• Collected data
_ _ _ _

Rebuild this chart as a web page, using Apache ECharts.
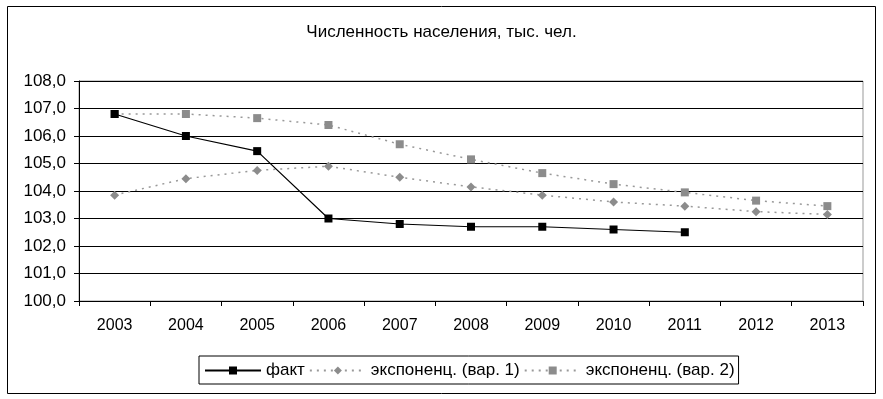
<!DOCTYPE html>
<html>
<head>
<meta charset="utf-8">
<script src="https://cdn.jsdelivr.net/npm/echarts@6/dist/echarts.min.js"></script>
<style>
  html, body { margin: 0; padding: 0; background: #fff; }
  #chart { width: 883px; height: 399px; }
</style>
</head>
<body>
<div id="chart"></div>
<script>
// данные графика
const years = ['2003', '2004', '2005', '2006', '2007', '2008', '2009', '2010', '2011', '2012', '2013']
const fact = [106.8, 106.0, 105.45, 103.0, 102.8, 102.7, 102.7, 102.6, 102.5, null, null]
const expVar1 = [103.85, 104.45, 104.75, 104.9, 104.5, 104.15, 103.85, 103.6, 103.45, 103.25, 103.15]
const expVar2 = [106.8, 106.8, 106.65, 106.4, 105.7, 105.15, 104.65, 104.25, 103.95, 103.65, 103.45]
const seriesNames = ['факт', 'экспоненц. (вар. 1)', 'экспоненц. (вар. 2)']

const chart = echarts.init(document.getElementById('chart'))
const font = 'Liberation Sans, Arial, sans-serif'

chart.setOption({
  animation: false,
  backgroundColor: '#fff',
  textStyle: { fontFamily: font },
  graphic: [{
    type: 'rect',
    shape: { x: 7.5, y: 6.5, width: 868, height: 387 },
    style: { fill: 'none', stroke: '#000', lineWidth: 1 },
    z: -1
  }],
  title: {
    text: 'Численность населения, тыс. чел.',
    left: 'center',
    top: 19,
    textStyle: { fontSize: 17, fontWeight: 'normal', color: '#000', fontFamily: font }
  },
  legend: {
    left: 199,
    top: 356,
    data: seriesNames,
    itemWidth: 56,
    itemHeight: 10,
    itemGap: 4,
    padding: [6, 4, 5, 5],
    borderColor: '#000',
    borderWidth: 1,
    borderRadius: 0,
    textStyle: { fontSize: 17, color: '#000', fontFamily: font }
  },
  grid: {
    left: 79, right: 20, top: 81, bottom: 98,
    show: true, borderColor: '#999', borderWidth: 1
  },
  xAxis: {
    type: 'category',
    data: years,
    boundaryGap: true,
    axisLine: { lineStyle: { color: '#000' } },
    axisTick: { show: true, length: 5, lineStyle: { color: '#000' } },
    axisLabel: { color: '#000', fontSize: 16, margin: 17, fontFamily: font }
  },
  yAxis: {
    type: 'value',
    min: 100,
    max: 108,
    interval: 1,
    axisLine: { show: true, lineStyle: { color: '#000' } },
    axisTick: { show: true, length: 5, lineStyle: { color: '#000' } },
    splitLine: { lineStyle: { color: '#000', width: 1 } },
    axisLabel: {
      color: '#000', fontSize: 17, margin: 13, fontFamily: font,
      formatter: v => v.toFixed(1).replace('.', ',')
    }
  },
  series: [
    {
      name: seriesNames[0],
      type: 'line',
      data: fact,
      symbol: 'rect',
      symbolSize: 8,
      lineStyle: { color: '#000', width: 1.2 },
      itemStyle: { color: '#000' },
      z: 5
    },
    {
      name: seriesNames[1],
      type: 'line',
      data: expVar1,
      symbol: 'diamond',
      symbolSize: 9,
      lineStyle: { color: '#999', width: 1.5, type: [2, 5] },
      itemStyle: { color: '#8c8c8c' }
    },
    {
      name: seriesNames[2],
      type: 'line',
      data: expVar2,
      symbol: 'rect',
      symbolSize: 8,
      lineStyle: { color: '#999', width: 1.5, type: [2, 5] },
      itemStyle: { color: '#8c8c8c' }
    }
  ]
})
</script>
</body>
</html>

_ _ _ _

• Set task
Your task is to reproduce exactly the lines from the start of the data above through the line containing "const font = 'Liberation", leaving every picture out.

• Written reply
Rebuild this chart as a web page, using Apache ECharts.
<!DOCTYPE html>
<html>
<head>
<meta charset="utf-8">
<script src="https://cdn.jsdelivr.net/npm/echarts@6/dist/echarts.min.js"></script>
<style>
  html, body { margin: 0; padding: 0; background: #fff; }
  #chart { width: 883px; height: 399px; }
</style>
</head>
<body>
<div id="chart"></div>
<script>
// данные графика
const years = ['2003', '2004', '2005', '2006', '2007', '2008', '2009', '2010', '2011', '2012', '2013']
const fact = [106.8, 106.0, 105.45, 103.0, 102.8, 102.7, 102.7, 102.6, 102.5, null, null]
const expVar1 = [103.85, 104.45, 104.75, 104.9, 104.5, 104.15, 103.85, 103.6, 103.45, 103.25, 103.15]
const expVar2 = [106.8, 106.8, 106.65, 106.4, 105.7, 105.15, 104.65, 104.25, 103.95, 103.65, 103.45]
const seriesNames = ['факт', 'экспоненц. (вар. 1)', 'экспоненц. (вар. 2)']

const chart = echarts.init(document.getElementById('chart'))
const font = 'Liberation Sans, Arial, sans-serif'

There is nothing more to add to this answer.